Formalmente, o trabalho dos glosadores assemelhava-se ao dos gramáticos de então: visava a explicação de um texto, neste caso, o texto da compilação de Justiniano. O mestre lia o texto e parava em frase ou mesmo palavra importante ou difícil, para propor uma explicação, ou seja, uma “glosa”. Como explica Jean-Marie Carbasse em “Manuel d'introduction historique au droit” (Presses Universitaire de France – Puf, 2017), “essas glosas, primeiro orais, eram em seguida manuscritas, quer pelos próprios mestres (e, nesse caso, fala-se de uma glosa “redigida”, glossa redacta), quer por um ouvinte, qualificado de “repórter” (reportator: e agora se fala de uma glosa reportada, glossa reportata). As glosas eram algumas vezes anotadas entre as linhas do texto [justinianeu] (glosas interlineares) e, mais frequentemente, à margem deste (glosas marginais). Elas eram em geral identificáveis: o seu autor era mencionado por sua sigla (uma abreviação do seu nome, por exemplo W. para Irnerius/Wernerius, M. para Martinus, Pla. para Placentin, etc.) posta ao final da glosa”. 

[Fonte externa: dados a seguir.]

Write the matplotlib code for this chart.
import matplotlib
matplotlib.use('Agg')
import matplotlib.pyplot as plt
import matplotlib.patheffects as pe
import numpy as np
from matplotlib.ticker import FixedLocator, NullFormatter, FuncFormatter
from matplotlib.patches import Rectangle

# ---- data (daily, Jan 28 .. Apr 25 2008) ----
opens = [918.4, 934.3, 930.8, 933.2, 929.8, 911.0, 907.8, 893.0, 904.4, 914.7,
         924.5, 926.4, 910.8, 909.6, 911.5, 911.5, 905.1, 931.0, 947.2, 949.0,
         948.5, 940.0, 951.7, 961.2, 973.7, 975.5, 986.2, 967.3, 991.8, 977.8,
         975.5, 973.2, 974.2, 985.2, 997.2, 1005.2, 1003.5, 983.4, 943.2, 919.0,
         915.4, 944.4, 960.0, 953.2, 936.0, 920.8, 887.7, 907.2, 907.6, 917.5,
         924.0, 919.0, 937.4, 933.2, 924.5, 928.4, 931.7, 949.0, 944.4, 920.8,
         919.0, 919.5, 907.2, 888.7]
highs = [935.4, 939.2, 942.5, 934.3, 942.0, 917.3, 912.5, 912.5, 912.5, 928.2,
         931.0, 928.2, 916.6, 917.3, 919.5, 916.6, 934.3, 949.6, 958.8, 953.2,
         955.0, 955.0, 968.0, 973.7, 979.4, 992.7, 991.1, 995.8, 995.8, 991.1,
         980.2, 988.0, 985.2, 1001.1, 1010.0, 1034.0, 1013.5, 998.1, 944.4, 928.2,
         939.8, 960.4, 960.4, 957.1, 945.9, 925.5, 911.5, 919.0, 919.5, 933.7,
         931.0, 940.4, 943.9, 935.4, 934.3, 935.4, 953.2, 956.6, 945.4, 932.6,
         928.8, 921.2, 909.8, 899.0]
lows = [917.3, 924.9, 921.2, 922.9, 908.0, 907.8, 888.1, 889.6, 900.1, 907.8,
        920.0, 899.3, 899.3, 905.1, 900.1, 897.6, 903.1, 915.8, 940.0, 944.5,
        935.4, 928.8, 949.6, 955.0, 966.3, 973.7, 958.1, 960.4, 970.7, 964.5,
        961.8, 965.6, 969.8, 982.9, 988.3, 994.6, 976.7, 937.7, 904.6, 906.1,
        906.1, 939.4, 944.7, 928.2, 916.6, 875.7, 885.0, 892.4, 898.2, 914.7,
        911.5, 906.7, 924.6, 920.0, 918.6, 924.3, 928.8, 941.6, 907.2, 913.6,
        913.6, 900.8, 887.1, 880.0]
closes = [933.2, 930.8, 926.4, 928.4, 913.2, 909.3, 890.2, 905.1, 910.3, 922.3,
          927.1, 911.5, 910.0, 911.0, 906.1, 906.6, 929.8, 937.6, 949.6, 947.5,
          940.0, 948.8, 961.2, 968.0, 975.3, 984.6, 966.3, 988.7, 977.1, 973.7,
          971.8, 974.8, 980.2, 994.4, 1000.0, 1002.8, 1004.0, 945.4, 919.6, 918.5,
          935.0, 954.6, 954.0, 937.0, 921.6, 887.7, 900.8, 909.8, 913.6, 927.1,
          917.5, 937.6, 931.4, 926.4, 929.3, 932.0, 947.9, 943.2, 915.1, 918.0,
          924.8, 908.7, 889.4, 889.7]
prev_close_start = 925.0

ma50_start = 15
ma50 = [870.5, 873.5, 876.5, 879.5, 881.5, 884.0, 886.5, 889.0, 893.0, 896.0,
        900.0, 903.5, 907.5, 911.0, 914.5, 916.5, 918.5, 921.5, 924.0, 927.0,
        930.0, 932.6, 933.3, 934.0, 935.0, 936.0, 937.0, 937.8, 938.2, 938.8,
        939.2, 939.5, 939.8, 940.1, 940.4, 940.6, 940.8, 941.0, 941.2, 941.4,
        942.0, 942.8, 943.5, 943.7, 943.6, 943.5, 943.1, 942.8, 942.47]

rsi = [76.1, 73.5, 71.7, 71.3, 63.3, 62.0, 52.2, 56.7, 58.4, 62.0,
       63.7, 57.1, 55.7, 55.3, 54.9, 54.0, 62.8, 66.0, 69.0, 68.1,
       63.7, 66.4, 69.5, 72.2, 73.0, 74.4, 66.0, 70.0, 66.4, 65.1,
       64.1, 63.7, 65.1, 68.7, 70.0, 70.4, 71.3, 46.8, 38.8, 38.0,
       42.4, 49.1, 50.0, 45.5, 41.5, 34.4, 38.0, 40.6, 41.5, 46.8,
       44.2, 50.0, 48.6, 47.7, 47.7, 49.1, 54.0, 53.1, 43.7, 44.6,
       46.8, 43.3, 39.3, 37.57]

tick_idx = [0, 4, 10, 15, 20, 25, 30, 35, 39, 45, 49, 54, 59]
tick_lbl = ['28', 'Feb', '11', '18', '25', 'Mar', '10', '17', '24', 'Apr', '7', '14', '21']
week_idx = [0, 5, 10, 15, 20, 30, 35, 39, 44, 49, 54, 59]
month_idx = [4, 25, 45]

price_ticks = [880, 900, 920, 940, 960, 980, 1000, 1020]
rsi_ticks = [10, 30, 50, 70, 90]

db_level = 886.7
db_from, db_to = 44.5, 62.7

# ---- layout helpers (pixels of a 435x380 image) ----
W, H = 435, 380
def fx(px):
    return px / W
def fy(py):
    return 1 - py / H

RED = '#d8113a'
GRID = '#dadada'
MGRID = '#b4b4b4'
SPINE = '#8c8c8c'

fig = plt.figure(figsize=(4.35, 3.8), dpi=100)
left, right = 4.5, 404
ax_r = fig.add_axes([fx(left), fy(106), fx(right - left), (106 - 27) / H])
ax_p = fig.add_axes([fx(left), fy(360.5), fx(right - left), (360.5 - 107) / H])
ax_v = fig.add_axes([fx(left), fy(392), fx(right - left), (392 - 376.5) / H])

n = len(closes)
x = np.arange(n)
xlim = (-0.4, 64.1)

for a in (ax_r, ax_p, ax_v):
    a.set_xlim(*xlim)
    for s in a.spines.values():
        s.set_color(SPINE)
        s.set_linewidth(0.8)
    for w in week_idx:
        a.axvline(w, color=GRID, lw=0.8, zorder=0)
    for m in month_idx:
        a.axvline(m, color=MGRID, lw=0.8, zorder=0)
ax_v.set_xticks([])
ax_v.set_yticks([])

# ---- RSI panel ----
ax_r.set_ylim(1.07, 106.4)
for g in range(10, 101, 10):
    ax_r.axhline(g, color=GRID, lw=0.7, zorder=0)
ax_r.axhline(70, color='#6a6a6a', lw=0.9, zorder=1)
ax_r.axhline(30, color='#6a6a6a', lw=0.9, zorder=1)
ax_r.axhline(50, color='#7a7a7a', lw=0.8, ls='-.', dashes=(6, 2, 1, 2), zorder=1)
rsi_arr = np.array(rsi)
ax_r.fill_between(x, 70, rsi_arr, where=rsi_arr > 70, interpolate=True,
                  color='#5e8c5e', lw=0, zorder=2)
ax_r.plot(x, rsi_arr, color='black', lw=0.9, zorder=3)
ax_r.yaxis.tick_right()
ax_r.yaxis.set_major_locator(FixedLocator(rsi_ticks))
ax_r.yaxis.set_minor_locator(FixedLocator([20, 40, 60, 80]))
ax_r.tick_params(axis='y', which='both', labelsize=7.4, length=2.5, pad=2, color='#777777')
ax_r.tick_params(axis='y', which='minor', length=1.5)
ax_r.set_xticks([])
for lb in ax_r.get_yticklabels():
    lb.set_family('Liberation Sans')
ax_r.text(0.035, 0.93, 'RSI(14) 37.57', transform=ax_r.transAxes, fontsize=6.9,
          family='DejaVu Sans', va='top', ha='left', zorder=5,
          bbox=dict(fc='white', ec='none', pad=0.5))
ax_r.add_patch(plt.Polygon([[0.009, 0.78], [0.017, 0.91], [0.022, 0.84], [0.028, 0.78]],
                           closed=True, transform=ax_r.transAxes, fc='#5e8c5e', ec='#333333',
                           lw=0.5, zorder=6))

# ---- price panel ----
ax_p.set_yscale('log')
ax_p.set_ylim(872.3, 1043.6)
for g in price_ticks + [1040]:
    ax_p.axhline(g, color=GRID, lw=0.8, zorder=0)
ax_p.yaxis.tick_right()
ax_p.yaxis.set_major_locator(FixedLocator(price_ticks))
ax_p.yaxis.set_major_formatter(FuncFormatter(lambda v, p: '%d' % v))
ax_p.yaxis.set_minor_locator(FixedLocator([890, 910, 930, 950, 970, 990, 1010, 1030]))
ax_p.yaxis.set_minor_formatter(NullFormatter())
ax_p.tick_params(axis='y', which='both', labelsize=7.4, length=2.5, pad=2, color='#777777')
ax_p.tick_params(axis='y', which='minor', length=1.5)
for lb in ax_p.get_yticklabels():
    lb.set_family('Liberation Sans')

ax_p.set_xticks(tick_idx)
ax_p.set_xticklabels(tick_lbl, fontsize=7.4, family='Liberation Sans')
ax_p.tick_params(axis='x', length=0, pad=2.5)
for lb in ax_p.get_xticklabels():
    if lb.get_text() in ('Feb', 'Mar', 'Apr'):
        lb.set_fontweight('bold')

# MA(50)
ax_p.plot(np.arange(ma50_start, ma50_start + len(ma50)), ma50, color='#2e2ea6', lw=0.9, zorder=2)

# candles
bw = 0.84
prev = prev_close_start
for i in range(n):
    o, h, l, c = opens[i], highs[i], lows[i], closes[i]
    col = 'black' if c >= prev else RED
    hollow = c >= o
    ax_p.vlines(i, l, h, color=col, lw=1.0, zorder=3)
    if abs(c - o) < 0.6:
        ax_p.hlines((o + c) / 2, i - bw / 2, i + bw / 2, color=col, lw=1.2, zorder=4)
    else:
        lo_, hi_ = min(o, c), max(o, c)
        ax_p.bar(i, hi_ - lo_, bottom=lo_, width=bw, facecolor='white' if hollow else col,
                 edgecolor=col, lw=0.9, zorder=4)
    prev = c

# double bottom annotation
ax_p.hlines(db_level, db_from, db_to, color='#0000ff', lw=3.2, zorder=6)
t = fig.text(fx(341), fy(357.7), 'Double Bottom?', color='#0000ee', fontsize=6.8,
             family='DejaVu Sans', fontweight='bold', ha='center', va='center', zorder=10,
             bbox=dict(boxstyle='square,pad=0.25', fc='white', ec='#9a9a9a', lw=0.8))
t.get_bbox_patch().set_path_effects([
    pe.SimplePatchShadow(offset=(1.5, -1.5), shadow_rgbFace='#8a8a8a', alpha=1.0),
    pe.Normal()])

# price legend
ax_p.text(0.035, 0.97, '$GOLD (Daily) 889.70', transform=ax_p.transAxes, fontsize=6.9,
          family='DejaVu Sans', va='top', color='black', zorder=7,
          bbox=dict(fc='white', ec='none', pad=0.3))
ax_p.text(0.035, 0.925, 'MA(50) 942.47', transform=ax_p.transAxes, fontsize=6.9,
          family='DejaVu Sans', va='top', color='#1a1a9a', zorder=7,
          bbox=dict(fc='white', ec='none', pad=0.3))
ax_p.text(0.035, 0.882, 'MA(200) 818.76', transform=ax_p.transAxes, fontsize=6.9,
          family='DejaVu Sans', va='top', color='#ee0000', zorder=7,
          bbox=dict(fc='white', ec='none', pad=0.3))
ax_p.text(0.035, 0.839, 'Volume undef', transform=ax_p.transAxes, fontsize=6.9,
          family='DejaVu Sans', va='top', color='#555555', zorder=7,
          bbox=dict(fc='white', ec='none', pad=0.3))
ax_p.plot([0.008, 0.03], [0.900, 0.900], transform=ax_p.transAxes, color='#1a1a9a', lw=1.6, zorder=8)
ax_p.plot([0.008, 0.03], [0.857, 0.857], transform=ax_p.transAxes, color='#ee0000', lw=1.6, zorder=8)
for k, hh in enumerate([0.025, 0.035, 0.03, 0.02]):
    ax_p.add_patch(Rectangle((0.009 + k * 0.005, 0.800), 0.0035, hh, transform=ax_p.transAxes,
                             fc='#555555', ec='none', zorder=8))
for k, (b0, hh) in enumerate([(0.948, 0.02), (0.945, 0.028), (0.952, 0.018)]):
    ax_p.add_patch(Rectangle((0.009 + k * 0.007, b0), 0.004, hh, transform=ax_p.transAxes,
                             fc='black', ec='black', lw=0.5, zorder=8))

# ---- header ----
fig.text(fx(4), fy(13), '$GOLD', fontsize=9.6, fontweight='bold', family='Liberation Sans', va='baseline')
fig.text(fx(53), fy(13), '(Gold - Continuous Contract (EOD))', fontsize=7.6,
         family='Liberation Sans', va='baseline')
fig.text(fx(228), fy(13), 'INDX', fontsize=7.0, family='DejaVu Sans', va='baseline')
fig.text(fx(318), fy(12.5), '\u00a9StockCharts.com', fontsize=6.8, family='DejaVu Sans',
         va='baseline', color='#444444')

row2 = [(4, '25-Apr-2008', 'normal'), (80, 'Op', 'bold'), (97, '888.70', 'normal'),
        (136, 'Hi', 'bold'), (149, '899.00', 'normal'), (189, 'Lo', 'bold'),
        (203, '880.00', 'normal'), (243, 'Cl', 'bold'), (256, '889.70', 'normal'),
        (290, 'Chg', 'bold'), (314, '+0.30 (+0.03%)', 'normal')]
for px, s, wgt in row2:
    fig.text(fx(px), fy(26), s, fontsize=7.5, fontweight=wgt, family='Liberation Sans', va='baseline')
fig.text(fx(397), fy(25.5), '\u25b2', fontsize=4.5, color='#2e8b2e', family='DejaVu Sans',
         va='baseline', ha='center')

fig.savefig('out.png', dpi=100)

Do dito acima, dessa análise texto a texto, palavra a palavra, intui-se o carácter analítico e, sobretudo, não sistemático da coisa. De fato, os glosadores faziam análises isoladas de cada passagem do texto, primeiramente a partir das suas “leituras” (a já referida oralidade), em seguida postas no papel sob a forma de glosas interlineares ou marginais e, só muito raramente, sob a forma de texto mais completo, chamado de “apparatus”. Parece mesmo natural que uma atividade intelectual desse tipo se desenvolva, em regra, sem uma preocupação maior em interligar e harmonizar a análise – e o produto desta, por consequência – dos vários textos glosados. 

Quanto ao conteúdo/resultado das glosas, o método bolonhês primava pela fidelidade ao texto de Justiniano. Como relata António Manuel Hespanha, em “Panorama histórico da cultura jurídica europeia” (Publicações Europa-América, 1998), era predominante a ideia entre os glosadores “de que os textos justinianeus tinham uma origem quase sagrada, pelo que seria uma ousadia inadmissível ir além de uma actividade puramente interpretativa destes textos. A actividade dos juristas devia consistir, portanto, numa interpretatio cuidadosa e humilde, destinada a esclarecer o sentido das palavras (verba tenere) e, para além disso, a captar o sentido que estas encerravam (sensum eligere)”. 

Apesar do caráter assistemático dos seus trabalhos e da fidelidade quase religiosa ao texto justinianeu, cabe aos glosadores, como explica o mesmo António Manuel Hespanha, “o mérito de terem recriado, na Europa Ocidental, uma linguagem técnica sobre o direito. Não se trata mais de descrever ou reproduzir algumas normas ou fórmulas de direito romano, com intuitos exclusivamente práticos, como tinha sido relativamente comum nos estudos de arte notarial usuais em algumas chancelarias eclesiásticas ou seculares. Trata-se, agora, de começar a fixar uma terminologia técnica e um conjunto de categorias e conceitos específicos de um novo saber especializado – a jurisprudência”. 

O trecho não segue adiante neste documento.